Yes, we need to "study to show ourselves approved unto God.......... rightly dividing the Word of Truth"............ but above all else God created us for relationship. There are plenty of "Topics" relating to knowledge - and the seeking and sharing of it. As a "balance" in our fellowship here on this site, I would like to add this thread as a place just to share personal testimonies of God's grace - praises for what He has done - and to worship Him for He is Worthy of ALL glory and power and honor!

Peace & Blessings!

Shari
 
HalleluYah!!!
to know him as he wants us to know him is truly the only real foundation for a real relationship.
Anything else is simply our own fantasy, and gets us in trouble fast.
 
Face,
I agree with you where you wrote "to know him as he wants us to know him is truly the only real foundation for a real relationship."
To know the Lord, to serve Him...... to have that personal relationship with Him......to be intune with what He is doing in our lives.........to be able to sit quietly and to hear Him in the sound of the wind or the flutter of the wings of a humming bird..........One does not need to be a " Bible Brain " or have vast knowledge of scripture, to have a relationship with our Lord and to know HIM. Knowledge is good and knowing the word is great......But in this simple mans Humble Opinion and being an ole time style country preacher like my great grandfather was, being able to have that close relationship with the Lord and being intune with Him is just GRAND!!!!
 
The more we get to know God, the more we come to understand His great love for us. I don't know that we will ever fully realize the depth of His love for us - but the more we receive of it the deeper we find it is.
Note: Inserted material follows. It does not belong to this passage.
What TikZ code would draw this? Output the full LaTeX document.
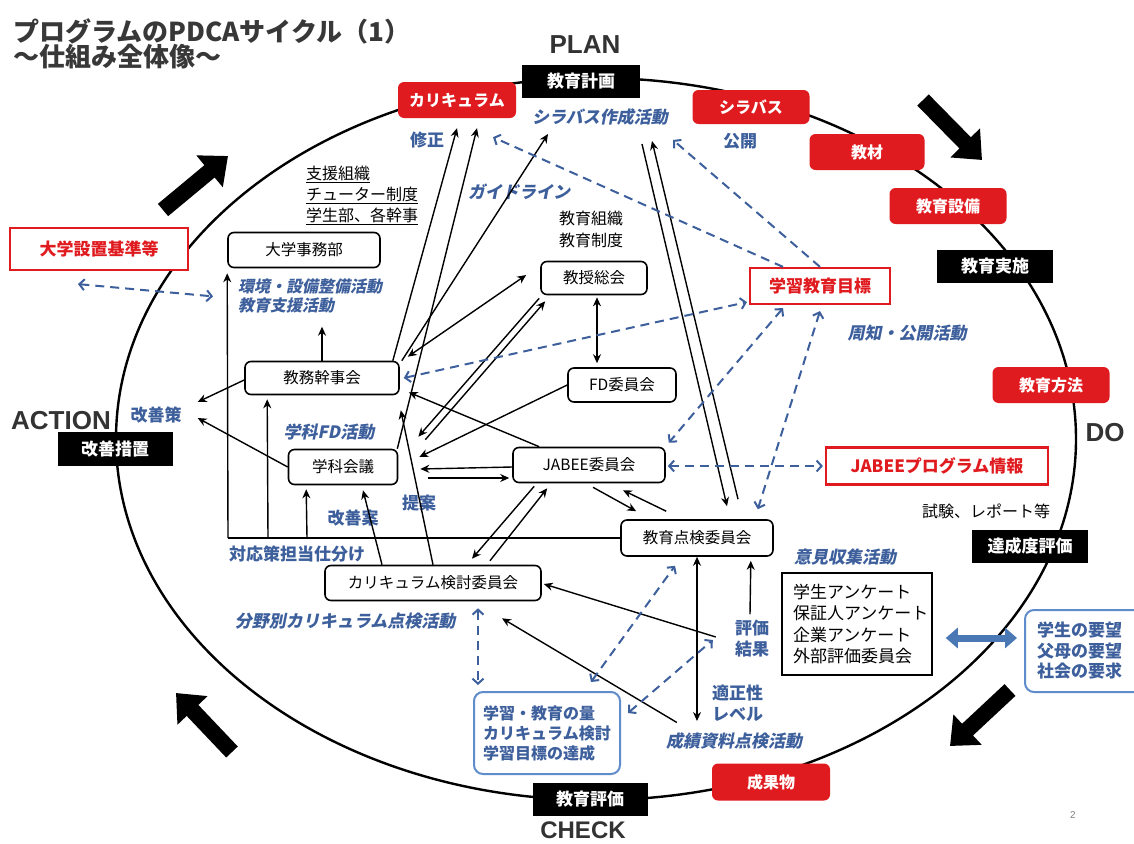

I was thinking on two verses today:

I John 3:1 "Behold what manner of love the Father has bestowed on us that we shall be called children of God...."

I John 4:8 "There is no fear in love; but perfect love casts out fear, because fear involves torment...."

A couple of interesting things God is working in me lately -- regarding my comprehending His love for me (more and more as I spend time with Him and in His Word).........

I am able to more fully receive (believe) who HE says I am in His Word (such as I AM the righteousness of God in Christ Jesus - II Cor. 5:21), which I am only able to do by receiving His love and grace (in other words there is nothing I do to "earn" this). And by believing and receiving more of His love for me I find I have less and less "fears" in my life (now that is an testimony of its own -- and would take a whole book, really, to even begin to describe all the fears that used to control my life!)..... and the less fear I have - the more I am able to love others AND even am able to receive love from others (without being full of suspicion - which is a type of fear)! This has been VERY helpful in my being able to walk in love in this plural relationship I am now in.

What an awesome God we serve - that He not only would seek us out to save us - but to continually reach out to us with His love!